L’ex-socialiste reprend mardi et mercredi 23 janvier les discussions bilatérales avec les syndicats de fonctionnaires, mobilisés contre un projet qui entre en phase finale et dont les contours ont conduit à une levée de boucliers syndicaux.

Le Premier ministre Édouard Philippe doit lui s’exprimer « mi-février » devant plus de 1 500 « managers publics » (directeurs d’administrations, recteurs, préfets, chefs de service…). Prévu à l’origine le 12 décembre en tandem avec le président Macron, ce discours avait été reporté à la dernière minute, au plus haut de la mobilisation des « gilets jaunes ».

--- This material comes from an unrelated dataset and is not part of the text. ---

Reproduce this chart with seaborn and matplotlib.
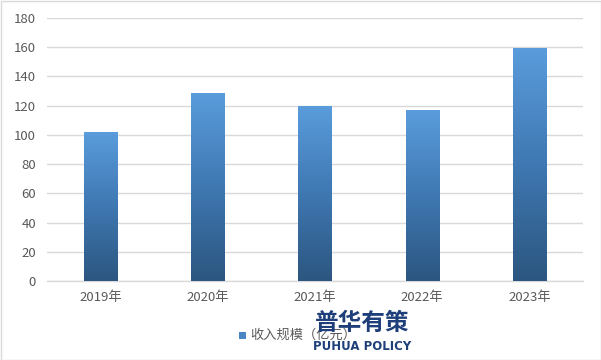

Plusieurs membres du gouvernement ont toutefois poussé en coulisses pour reporter ou mettre la pédale douce sur le projet. Mais Emmanuel Macron et Édouard Philippe veulent montrer que plusieurs réformes prévues avancent encore malgré un agenda gouvernemental largement bousculé par les « gilets jaunes ».

Mercredi 9 janvier, à l’Élysée. Dans le huis clos du Conseil des ministres, Gérald Darmanin, ministre de tutelle de M. Dussopt, vient de présenter sa feuille de route pour 2019, quand son homologue des Affaires étrangères Jean-Yves Le Drian prend la parole.

« Il faut peut-être arrêter les bêtises. On a déjà une crise sur les bras, on ne va peut-être pas y rajouter les fonctionnaires », s’inquiète-t-il, selon des propos révélés par Europe 1 et confirmés de source gouvernementale.

« Les agents de l’État ne sont pas forcément des technocrates, ils sont aussi des aides-soignants, infirmières, douaniers, policiers… Il ne faudrait pas aggraver la situation », avertit cet ex-socialiste.

Une ligne soutenue ce jour-là par Florence Parly (Armée) et Christophe Castaner (Intérieur), eux aussi venus de la gauche.

« Discussions saines »

« Il y a eu des discussions saines », minimise un conseiller de l’exécutif. Mais qui ont redonné de l’espoir aux syndicats de fonctionnaires.

« On voit dans la presse qu’il y a un débat sur l’opportunité de rajouter une réforme de la fonction publique à l’ambiance très compliquée du moment. Mais il n’y a pas de remise en cause sur le fond. Or, c’est ce qu’on souhaite », observe Jean-Marc Canon, représentant de la CGT, premier syndicat chez les fonctionnaires.

« Si quelques ministres, qui ont de l’expérience et qui connaissent le poids de la fonction publique peuvent faire en sorte que le gouvernement ouvre les yeux, c’est une bonne nouvelle. Mais si au bout du bout la réponse c’est de passer quand même une réforme qui aboutit à 120 000 suppressions de postes de fonctionnaires, ce serait une très mauvaise nouvelle », juge de son côté Christian Grolier (FO onction publique, troisième syndicat).

Depuis le lancement en octobre 2017 du plan « Action publique 2022 », le gouvernement avait largement mélangé les sujets de la fonction publique et de « la transformation publique », nom officiel de la réforme de l’organisation de l’État et des services publics.

Or, cette organisation est un des quatre grands thèmes du « grand débat national » lancé par Emmanuel Macron pour répondre à la crise des « gilets jaunes », et les décisions sur ce sujet attendront donc au moins avril.

Les syndicats, notamment la CFDT, espèrent convaincre le gouvernement de reporter également le volet fonction publique.

Une option pour l’heure écartée par Matignon, qui juge que la question du « statut ou des rémunérations des fonctionnaires » ne rentre pas dans le cadre du grand débat.